• _WHAT IS REQUIRED_:
Repeat, exactly as written, every line from the one holding "Reproduce this chart with Plotly." through the one holding "A_LVRA_DODGE = [0, -0.05, 0, 0, 0, 0.04, 0]". Leave out all other lines.

--- start of GIVEN DATA ---

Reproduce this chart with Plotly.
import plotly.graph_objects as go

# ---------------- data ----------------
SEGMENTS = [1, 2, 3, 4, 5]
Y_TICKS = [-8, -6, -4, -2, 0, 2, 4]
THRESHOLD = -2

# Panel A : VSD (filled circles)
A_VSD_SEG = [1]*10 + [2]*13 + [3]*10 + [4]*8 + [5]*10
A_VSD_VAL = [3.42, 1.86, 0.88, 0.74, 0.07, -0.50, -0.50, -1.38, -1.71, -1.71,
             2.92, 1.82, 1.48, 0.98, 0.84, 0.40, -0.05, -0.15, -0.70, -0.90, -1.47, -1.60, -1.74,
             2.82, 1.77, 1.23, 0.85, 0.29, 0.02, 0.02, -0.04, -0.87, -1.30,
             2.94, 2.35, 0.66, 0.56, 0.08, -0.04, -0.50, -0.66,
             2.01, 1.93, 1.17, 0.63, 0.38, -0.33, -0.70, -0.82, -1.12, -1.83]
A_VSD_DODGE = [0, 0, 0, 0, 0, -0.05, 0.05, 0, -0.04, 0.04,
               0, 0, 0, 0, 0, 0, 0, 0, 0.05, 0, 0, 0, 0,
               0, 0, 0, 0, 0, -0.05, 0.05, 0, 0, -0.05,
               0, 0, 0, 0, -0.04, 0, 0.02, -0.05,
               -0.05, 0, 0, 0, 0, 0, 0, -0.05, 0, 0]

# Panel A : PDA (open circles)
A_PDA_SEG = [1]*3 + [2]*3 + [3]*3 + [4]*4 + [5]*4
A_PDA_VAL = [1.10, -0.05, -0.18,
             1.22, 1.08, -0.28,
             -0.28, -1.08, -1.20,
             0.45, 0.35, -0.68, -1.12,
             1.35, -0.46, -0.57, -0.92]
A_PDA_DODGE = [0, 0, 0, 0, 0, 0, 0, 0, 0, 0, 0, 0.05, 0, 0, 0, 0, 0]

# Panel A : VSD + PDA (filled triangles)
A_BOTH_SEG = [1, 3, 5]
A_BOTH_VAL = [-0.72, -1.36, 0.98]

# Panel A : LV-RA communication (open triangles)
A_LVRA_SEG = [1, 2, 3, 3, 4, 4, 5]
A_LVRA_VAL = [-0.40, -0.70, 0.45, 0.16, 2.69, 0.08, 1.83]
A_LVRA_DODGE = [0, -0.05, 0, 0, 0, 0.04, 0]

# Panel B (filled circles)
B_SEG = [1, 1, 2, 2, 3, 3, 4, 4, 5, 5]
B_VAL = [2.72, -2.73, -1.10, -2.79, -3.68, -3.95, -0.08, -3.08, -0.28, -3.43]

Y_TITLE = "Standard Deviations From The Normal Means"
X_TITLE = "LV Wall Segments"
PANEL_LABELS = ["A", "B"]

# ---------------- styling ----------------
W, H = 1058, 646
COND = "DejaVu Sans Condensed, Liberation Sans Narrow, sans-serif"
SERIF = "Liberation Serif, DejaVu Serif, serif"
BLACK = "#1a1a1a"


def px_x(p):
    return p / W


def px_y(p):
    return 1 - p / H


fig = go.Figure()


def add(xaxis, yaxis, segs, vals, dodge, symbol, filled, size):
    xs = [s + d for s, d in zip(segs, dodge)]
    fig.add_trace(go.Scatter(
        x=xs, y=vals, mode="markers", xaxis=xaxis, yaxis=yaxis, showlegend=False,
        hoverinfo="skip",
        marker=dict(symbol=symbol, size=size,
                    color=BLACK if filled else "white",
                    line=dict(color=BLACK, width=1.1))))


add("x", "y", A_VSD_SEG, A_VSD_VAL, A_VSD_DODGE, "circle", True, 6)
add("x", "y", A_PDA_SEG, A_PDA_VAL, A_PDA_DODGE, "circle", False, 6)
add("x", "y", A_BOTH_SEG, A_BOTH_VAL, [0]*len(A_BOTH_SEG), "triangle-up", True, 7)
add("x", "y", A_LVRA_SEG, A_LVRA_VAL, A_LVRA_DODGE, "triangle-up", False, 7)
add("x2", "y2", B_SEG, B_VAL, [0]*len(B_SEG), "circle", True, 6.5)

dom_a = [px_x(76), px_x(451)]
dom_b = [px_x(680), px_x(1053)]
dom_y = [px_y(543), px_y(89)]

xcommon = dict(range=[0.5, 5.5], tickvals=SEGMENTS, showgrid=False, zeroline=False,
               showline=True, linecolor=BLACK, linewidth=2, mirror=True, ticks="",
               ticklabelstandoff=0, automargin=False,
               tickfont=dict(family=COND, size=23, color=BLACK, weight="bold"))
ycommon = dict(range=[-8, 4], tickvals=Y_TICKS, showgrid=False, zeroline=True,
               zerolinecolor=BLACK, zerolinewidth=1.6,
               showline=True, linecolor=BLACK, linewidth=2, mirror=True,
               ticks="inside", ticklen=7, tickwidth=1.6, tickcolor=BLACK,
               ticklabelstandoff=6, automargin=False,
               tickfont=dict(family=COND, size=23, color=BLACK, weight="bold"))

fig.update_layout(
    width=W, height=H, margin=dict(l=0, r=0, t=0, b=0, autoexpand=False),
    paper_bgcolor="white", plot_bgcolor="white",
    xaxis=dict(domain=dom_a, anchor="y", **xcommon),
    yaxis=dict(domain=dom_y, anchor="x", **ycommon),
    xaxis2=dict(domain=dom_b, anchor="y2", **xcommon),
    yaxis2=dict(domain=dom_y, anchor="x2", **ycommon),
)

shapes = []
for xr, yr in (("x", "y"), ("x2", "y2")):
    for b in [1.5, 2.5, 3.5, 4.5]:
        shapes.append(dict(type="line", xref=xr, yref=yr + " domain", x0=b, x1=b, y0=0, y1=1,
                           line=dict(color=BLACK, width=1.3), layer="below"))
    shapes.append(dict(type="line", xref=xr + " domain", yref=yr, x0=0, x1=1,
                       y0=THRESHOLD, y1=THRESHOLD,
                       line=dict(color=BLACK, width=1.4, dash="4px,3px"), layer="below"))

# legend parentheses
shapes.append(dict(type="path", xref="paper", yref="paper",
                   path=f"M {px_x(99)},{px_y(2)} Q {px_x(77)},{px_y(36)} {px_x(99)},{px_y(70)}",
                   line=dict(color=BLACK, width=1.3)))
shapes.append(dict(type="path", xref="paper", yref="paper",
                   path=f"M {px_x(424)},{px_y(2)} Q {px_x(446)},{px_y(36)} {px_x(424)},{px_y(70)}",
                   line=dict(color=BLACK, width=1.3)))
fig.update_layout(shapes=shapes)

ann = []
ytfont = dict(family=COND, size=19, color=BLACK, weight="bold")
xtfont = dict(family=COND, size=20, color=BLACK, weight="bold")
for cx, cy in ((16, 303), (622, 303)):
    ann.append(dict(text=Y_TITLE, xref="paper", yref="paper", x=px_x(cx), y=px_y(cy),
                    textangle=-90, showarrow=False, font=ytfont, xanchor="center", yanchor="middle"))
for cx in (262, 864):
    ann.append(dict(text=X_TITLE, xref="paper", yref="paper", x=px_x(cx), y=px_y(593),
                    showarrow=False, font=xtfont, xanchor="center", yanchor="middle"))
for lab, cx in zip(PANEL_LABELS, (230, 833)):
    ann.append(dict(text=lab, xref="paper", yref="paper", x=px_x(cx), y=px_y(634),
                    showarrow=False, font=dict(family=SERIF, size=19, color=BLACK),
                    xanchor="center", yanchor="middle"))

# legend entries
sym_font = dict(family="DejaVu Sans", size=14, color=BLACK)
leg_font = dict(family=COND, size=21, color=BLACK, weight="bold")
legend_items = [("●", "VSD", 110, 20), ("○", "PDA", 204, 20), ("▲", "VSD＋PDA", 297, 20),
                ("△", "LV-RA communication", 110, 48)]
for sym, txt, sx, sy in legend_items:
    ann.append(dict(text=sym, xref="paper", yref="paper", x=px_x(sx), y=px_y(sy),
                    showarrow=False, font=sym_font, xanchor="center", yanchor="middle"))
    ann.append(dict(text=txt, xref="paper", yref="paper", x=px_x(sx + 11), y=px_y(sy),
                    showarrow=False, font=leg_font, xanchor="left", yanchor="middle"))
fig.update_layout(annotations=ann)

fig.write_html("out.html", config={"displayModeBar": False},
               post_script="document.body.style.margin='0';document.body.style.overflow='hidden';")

--- end of GIVEN DATA ---
--- start of GIVEN DATA ---

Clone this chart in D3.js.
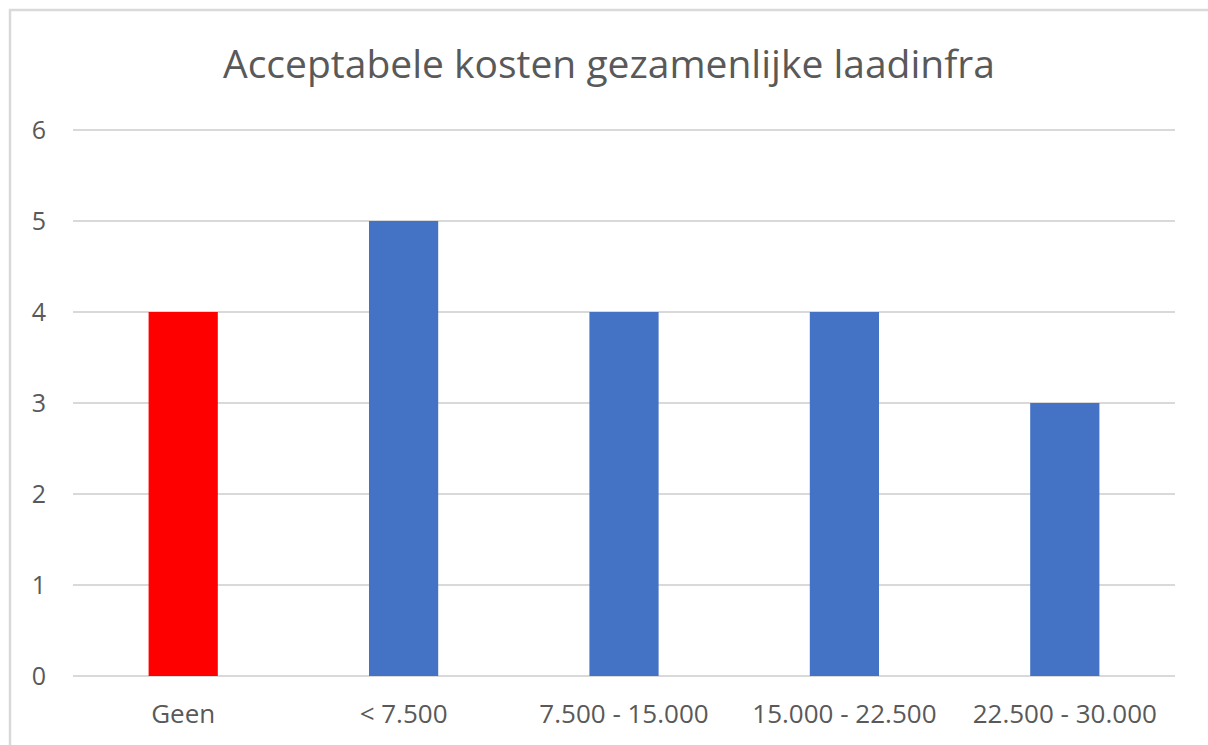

--- end of GIVEN DATA ---

• _SOLUTION FOR THIS PROBLEM_:
Reproduce this chart with Plotly.
import plotly.graph_objects as go

# ---------------- data ----------------
SEGMENTS = [1, 2, 3, 4, 5]
Y_TICKS = [-8, -6, -4, -2, 0, 2, 4]
THRESHOLD = -2

# Panel A : VSD (filled circles)
A_VSD_SEG = [1]*10 + [2]*13 + [3]*10 + [4]*8 + [5]*10
A_VSD_VAL = [3.42, 1.86, 0.88, 0.74, 0.07, -0.50, -0.50, -1.38, -1.71, -1.71,
             2.92, 1.82, 1.48, 0.98, 0.84, 0.40, -0.05, -0.15, -0.70, -0.90, -1.47, -1.60, -1.74,
             2.82, 1.77, 1.23, 0.85, 0.29, 0.02, 0.02, -0.04, -0.87, -1.30,
             2.94, 2.35, 0.66, 0.56, 0.08, -0.04, -0.50, -0.66,
             2.01, 1.93, 1.17, 0.63, 0.38, -0.33, -0.70, -0.82, -1.12, -1.83]
A_VSD_DODGE = [0, 0, 0, 0, 0, -0.05, 0.05, 0, -0.04, 0.04,
               0, 0, 0, 0, 0, 0, 0, 0, 0.05, 0, 0, 0, 0,
               0, 0, 0, 0, 0, -0.05, 0.05, 0, 0, -0.05,
               0, 0, 0, 0, -0.04, 0, 0.02, -0.05,
               -0.05, 0, 0, 0, 0, 0, 0, -0.05, 0, 0]

# Panel A : PDA (open circles)
A_PDA_SEG = [1]*3 + [2]*3 + [3]*3 + [4]*4 + [5]*4
A_PDA_VAL = [1.10, -0.05, -0.18,
             1.22, 1.08, -0.28,
             -0.28, -1.08, -1.20,
             0.45, 0.35, -0.68, -1.12,
             1.35, -0.46, -0.57, -0.92]
A_PDA_DODGE = [0, 0, 0, 0, 0, 0, 0, 0, 0, 0, 0, 0.05, 0, 0, 0, 0, 0]

# Panel A : VSD + PDA (filled triangles)
A_BOTH_SEG = [1, 3, 5]
A_BOTH_VAL = [-0.72, -1.36, 0.98]

# Panel A : LV-RA communication (open triangles)
A_LVRA_SEG = [1, 2, 3, 3, 4, 4, 5]
A_LVRA_VAL = [-0.40, -0.70, 0.45, 0.16, 2.69, 0.08, 1.83]
A_LVRA_DODGE = [0, -0.05, 0, 0, 0, 0.04, 0]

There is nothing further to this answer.